-- start --

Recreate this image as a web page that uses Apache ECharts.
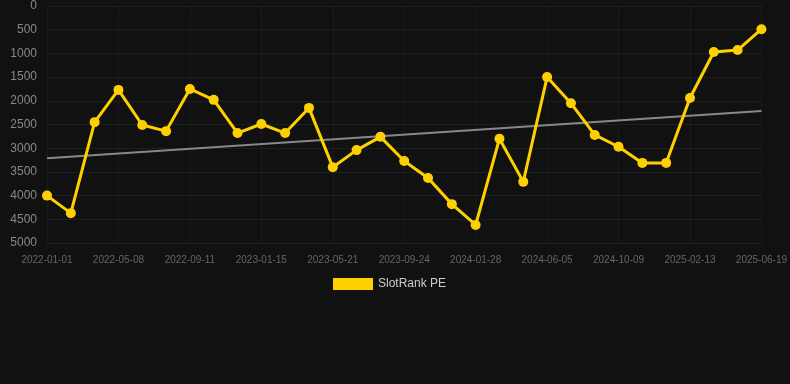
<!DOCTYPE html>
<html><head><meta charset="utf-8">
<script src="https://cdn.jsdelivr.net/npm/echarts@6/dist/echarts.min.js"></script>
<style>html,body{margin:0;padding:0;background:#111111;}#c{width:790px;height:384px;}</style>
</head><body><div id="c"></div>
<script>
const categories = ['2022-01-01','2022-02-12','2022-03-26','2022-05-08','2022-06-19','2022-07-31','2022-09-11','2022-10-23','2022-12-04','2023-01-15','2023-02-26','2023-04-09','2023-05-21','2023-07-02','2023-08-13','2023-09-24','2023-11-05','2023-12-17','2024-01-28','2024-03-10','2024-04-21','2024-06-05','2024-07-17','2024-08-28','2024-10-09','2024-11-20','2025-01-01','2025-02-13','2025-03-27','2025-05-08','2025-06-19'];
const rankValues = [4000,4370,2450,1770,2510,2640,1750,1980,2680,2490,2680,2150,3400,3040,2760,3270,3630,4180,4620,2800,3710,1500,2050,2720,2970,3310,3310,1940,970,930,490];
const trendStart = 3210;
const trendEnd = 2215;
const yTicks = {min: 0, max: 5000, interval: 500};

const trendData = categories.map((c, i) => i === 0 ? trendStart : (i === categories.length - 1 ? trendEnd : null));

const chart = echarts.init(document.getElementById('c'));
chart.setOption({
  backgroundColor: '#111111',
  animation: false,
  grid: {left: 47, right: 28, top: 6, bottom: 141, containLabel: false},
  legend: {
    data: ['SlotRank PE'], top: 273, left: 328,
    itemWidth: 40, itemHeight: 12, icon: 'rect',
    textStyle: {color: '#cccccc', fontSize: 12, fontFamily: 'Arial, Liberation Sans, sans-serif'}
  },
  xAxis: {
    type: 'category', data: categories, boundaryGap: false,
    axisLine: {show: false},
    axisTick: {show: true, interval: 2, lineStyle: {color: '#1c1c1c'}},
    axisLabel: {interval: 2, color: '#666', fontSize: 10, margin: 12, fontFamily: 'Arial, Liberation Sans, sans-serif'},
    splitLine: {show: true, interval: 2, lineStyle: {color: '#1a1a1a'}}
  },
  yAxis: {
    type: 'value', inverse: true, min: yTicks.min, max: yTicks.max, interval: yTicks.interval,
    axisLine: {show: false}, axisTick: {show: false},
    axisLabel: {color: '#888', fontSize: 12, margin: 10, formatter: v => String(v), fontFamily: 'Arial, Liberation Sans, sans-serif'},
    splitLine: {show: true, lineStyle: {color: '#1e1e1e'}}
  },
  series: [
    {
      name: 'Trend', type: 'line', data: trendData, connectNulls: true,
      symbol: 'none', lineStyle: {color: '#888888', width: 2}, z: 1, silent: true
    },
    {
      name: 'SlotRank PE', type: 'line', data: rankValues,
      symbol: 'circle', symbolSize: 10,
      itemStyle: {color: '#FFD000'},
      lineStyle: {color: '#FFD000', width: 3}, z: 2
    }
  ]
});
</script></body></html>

-- end --

• [SHORT EXERCISE]
Each line of the data should be quoted exactly, with pictures left out.

• [FINISHED EXERCISE]
Recreate this image as a web page that uses Apache ECharts.
<!DOCTYPE html>
<html><head><meta charset="utf-8">
<script src="https://cdn.jsdelivr.net/npm/echarts@6/dist/echarts.min.js"></script>
<style>html,body{margin:0;padding:0;background:#111111;}#c{width:790px;height:384px;}</style>
</head><body><div id="c"></div>
<script>
const categories = ['2022-01-01','2022-02-12','2022-03-26','2022-05-08','2022-06-19','2022-07-31','2022-09-11','2022-10-23','2022-12-04','2023-01-15','2023-02-26','2023-04-09','2023-05-21','2023-07-02','2023-08-13','2023-09-24','2023-11-05','2023-12-17','2024-01-28','2024-03-10','2024-04-21','2024-06-05','2024-07-17','2024-08-28','2024-10-09','2024-11-20','2025-01-01','2025-02-13','2025-03-27','2025-05-08','2025-06-19'];
const rankValues = [4000,4370,2450,1770,2510,2640,1750,1980,2680,2490,2680,2150,3400,3040,2760,3270,3630,4180,4620,2800,3710,1500,2050,2720,2970,3310,3310,1940,970,930,490];
const trendStart = 3210;
const trendEnd = 2215;
const yTicks = {min: 0, max: 5000, interval: 500};

const trendData = categories.map((c, i) => i === 0 ? trendStart : (i === categories.length - 1 ? trendEnd : null));

const chart = echarts.init(document.getElementById('c'));
chart.setOption({
  backgroundColor: '#111111',
  animation: false,
  grid: {left: 47, right: 28, top: 6, bottom: 141, containLabel: false},
  legend: {
    data: ['SlotRank PE'], top: 273, left: 328,
    itemWidth: 40, itemHeight: 12, icon: 'rect',
    textStyle: {color: '#cccccc', fontSize: 12, fontFamily: 'Arial, Liberation Sans, sans-serif'}
  },
  xAxis: {
    type: 'category', data: categories, boundaryGap: false,
    axisLine: {show: false},
    axisTick: {show: true, interval: 2, lineStyle: {color: '#1c1c1c'}},
    axisLabel: {interval: 2, color: '#666', fontSize: 10, margin: 12, fontFamily: 'Arial, Liberation Sans, sans-serif'},
    splitLine: {show: true, interval: 2, lineStyle: {color: '#1a1a1a'}}
  },
  yAxis: {
    type: 'value', inverse: true, min: yTicks.min, max: yTicks.max, interval: yTicks.interval,
    axisLine: {show: false}, axisTick: {show: false},
    axisLabel: {color: '#888', fontSize: 12, margin: 10, formatter: v => String(v), fontFamily: 'Arial, Liberation Sans, sans-serif'},
    splitLine: {show: true, lineStyle: {color: '#1e1e1e'}}
  },
  series: [
    {
      name: 'Trend', type: 'line', data: trendData, connectNulls: true,
      symbol: 'none', lineStyle: {color: '#888888', width: 2}, z: 1, silent: true
    },
    {
      name: 'SlotRank PE', type: 'line', data: rankValues,
      symbol: 'circle', symbolSize: 10,
      itemStyle: {color: '#FFD000'},
      lineStyle: {color: '#FFD000', width: 3}, z: 2
    }
  ]
});
</script></body></html>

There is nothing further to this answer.